A final obstacle to the prosecution of General Pinochet in Chile is the likelihood that, as commander-in-chief at the time of his crimes, he would be tried before a military tribunal. Military courts in Chile are staffed by current and former military officers whom Pinochet either promoted or appointed. They have an unbroken record of preventing the prosecution of any military official for crimes committed during the 1973 coup and its aftermath. A move in November 1998 to name a Supreme Court justice to investigate the cases against Pinochet, thus barring military jurisdiction, was decisively rejected by the Supreme Court. (see Annex 3).
Conclusion
Given the gravity of General Pinochet's offenses of torture and conspiracy to commit torture, the impunity he enjoys in Chile, and the United Kingdom's obligations under international law, we respectfully submit that your previous decision to authorize extradition to proceed is both justified and required.
Sincerely,
Reed Brody
Advocacy Director
[1] "La tortura se ha convertido en parte integrante del sistema de la intimidación de las personas. La negativa de las autoridades chilenas a procesar y castigar a los responsables de la tortura.... revela un claro apoyo oficial al más alto nivel y que en chile se siga practicando la tortura, como poderosa arma de intimidación y persecución política." Ad-Hoc Working Group, Report on the Situation of Human Rights in Chile. A.G.UN, A/32/227, 29 September, 1977. (para 295) (emphasis added).

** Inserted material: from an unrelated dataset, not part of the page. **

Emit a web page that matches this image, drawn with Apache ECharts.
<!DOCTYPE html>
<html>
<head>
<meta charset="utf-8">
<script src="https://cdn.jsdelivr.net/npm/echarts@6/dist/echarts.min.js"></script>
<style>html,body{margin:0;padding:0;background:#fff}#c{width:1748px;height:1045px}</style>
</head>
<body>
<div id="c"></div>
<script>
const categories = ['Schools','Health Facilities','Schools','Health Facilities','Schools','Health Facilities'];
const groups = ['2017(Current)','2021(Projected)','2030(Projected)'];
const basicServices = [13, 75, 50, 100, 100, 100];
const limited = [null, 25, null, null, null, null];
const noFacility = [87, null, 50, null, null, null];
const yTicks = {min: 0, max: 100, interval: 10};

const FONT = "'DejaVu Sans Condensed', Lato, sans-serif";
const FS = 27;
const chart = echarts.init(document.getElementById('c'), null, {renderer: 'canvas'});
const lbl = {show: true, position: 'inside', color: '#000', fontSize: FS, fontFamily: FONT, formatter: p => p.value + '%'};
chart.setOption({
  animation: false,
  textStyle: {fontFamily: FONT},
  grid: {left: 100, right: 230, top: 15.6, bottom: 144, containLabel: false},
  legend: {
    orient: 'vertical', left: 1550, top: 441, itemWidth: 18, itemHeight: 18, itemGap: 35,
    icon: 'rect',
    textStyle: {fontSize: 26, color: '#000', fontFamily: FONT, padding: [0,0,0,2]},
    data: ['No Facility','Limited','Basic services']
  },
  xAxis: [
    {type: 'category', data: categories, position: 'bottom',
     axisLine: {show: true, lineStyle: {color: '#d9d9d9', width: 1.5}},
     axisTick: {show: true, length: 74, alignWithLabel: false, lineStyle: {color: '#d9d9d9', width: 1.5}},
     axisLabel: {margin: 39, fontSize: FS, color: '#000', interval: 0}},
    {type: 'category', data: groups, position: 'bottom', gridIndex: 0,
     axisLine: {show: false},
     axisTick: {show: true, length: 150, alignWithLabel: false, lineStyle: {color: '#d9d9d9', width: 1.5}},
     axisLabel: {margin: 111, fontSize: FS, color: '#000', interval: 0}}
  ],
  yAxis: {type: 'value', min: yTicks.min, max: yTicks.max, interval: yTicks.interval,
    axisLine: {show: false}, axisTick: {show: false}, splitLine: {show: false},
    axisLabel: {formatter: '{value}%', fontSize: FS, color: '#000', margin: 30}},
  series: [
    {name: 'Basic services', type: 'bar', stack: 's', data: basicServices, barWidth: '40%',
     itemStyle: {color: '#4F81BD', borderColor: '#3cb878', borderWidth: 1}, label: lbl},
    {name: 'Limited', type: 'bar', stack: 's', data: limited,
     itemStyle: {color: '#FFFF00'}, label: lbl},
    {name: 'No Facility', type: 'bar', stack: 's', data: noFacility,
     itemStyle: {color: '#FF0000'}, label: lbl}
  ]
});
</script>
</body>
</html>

[2] "Las autoridades chilenas continúan infligiendo este tipo de trato a los detenidos y tienden a darle carácter permanente e institucional como parte de las actividades de sus organismos de seguridad." Abdoulaye Dieye, Report on the Situation of Human Rights in Chile, UN, E/CN. 4/1428, 28 January 1988. (para 86) (emphasis added).
[3] "Todavía se practica la tortura, aunque en menor escala y selectivamente. El relator especial considera que mientras no cese del todo la práctica de la tortura, la situación de los derechos humanos en Chile conspirará contra el buen deseo de los chilenos, de construir un sistema político democrático." Fernando Volio Jiménez, "Protección de los Derechos Humanos en Chile," ONUI.A.G.,A/44/635, 17 October, 1989, (para 115) (emphasis added).
[4] It is difficult to determine the relevant date. For Lord Browne-Wilkinson, the immunity ended on 8 December 1998 (p. 21). For Lord Goff of Chieveley, Pinochet never lost his immunity. Lord Hope of Craighead considered "the date as from which immunity...was lost was 30 October 1988," but was "content to accept the view of Lord Saville" that the immunity continued until 8 December 1988 (pp. 68-69). Lord Hutton placed the date at 29 September 1988 (p. 89), and Lord Saville of Newdigate at 8 December 1988 (p. 92). For Lord Millett and Lord Phillips of Worth Matravers, Pinochet never enjoyed immunity. There is thus no majority.